Con il divorzio fra giudici e pm, e le altre modifiche contenute nel ddl Nordio, si spera di veder realizzato un riequilibrio dell’ordine giudiziario, un superamento della militanza politica, della funzione anomala assunta, e assolta, dai magistrati a partire da Mani pulite. Non significa tagliare le unghie a qualcuno, ma riportare le istituzioni nella loro giusta dimensione: la magistratura è anche un ordine deputato al cosiddetto controllo di legalità, ma rispetto alle condotte dei singoli, non ai fenomeni, o addirittura agli altri poteri, cioè alla politica. E la politica deve dimostrare di aver ritrovato dignità e consapevolezza di sé. Deve saper essere all’altezza del ruolo, della supremazia appunto, che la Costituzione riconosce al Parlamento in quanto depositario della sovranità popolare. Il legislatore, il Parlamento innanzitutto, deve assumersi la responsabilità di ristrutturare il rapporto tra i poteri. Non deve disarmare la magistratura, ma semplicemente spezzare il corto circuito fra degenerazioni correntizie e politicizzazione. Un groviglio in cui il condizionamento sulle nomine e sulle carriere, in particolare dei giudici da parte dei politicamente più attivi – nell’Anm e quindi al Csm – pubblici ministeri, altera oggettivamente la qualità della democrazia.

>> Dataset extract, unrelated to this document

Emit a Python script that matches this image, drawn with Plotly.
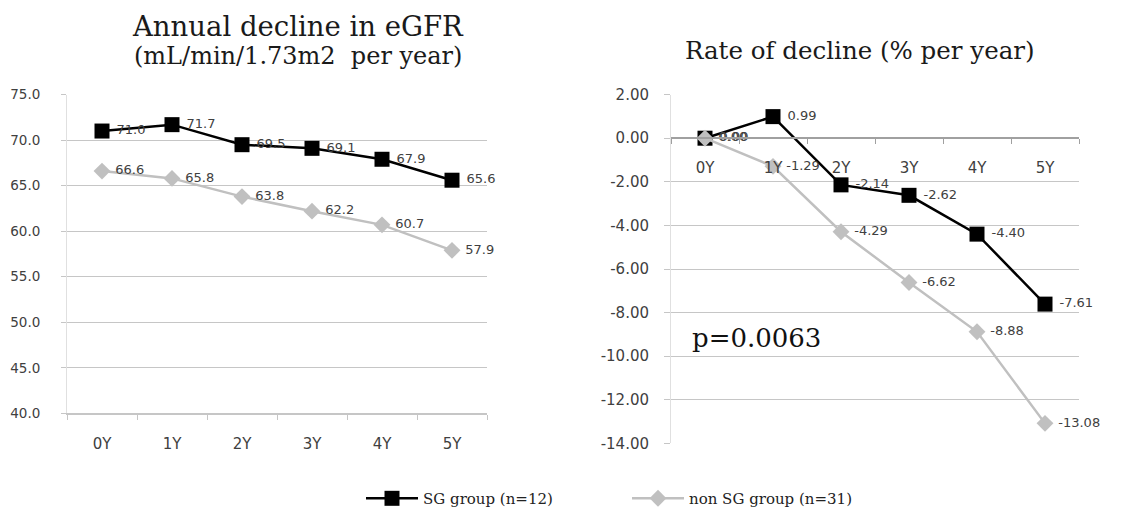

E naturalmente, risistemare ruoli e procedure nell’ordine giudiziario avrà, dovrebbe avere, soprattutto il fine ultimo e la forza di restituire ai cittadini fiducia nel processo penale. Sembrerebbe, secondo una lettura più “essenziale”, l’unico vero obiettivo della riforma, ma non è proprio così. Perché riportare fra i cittadini quella fiducia che, anche per i magistrati, resta in caduta verticale, equivale anche a un grande passo avanti nel recupero della coesione fra istituzioni e società.
Il resto dovrà farlo la politica, con uno scatto d’orgoglio, anche in termini di selezione della classe dirigente. Ma da qualcosa si deve pur partire. E se il processo ridiventa un luogo sacro in cui il cittadino si fida, si sente al sicuro, o sa almeno di essere tutelato dalla effettività delle garanzie, se del processo si percepisse finalmente l’equilibrio fra accusa e difesa dinanzi a un giudice terzo, forse si favorirà anche un riavvicinamento degli italiani alle istituzioni. Se c’è un traguardo a cui i partiti dovrebbero guardare, è la rinascita, tra i cittadini, di un interesse diffuso per la politica. Perché la sovranità popolare oggi è malata, è in tilt. E restituirle effettività anche a partire dal giusto processo è un’impresa a cui forse il Berlusconi sommerso dalle indagini non ha avuto neppure il tempo di pensare.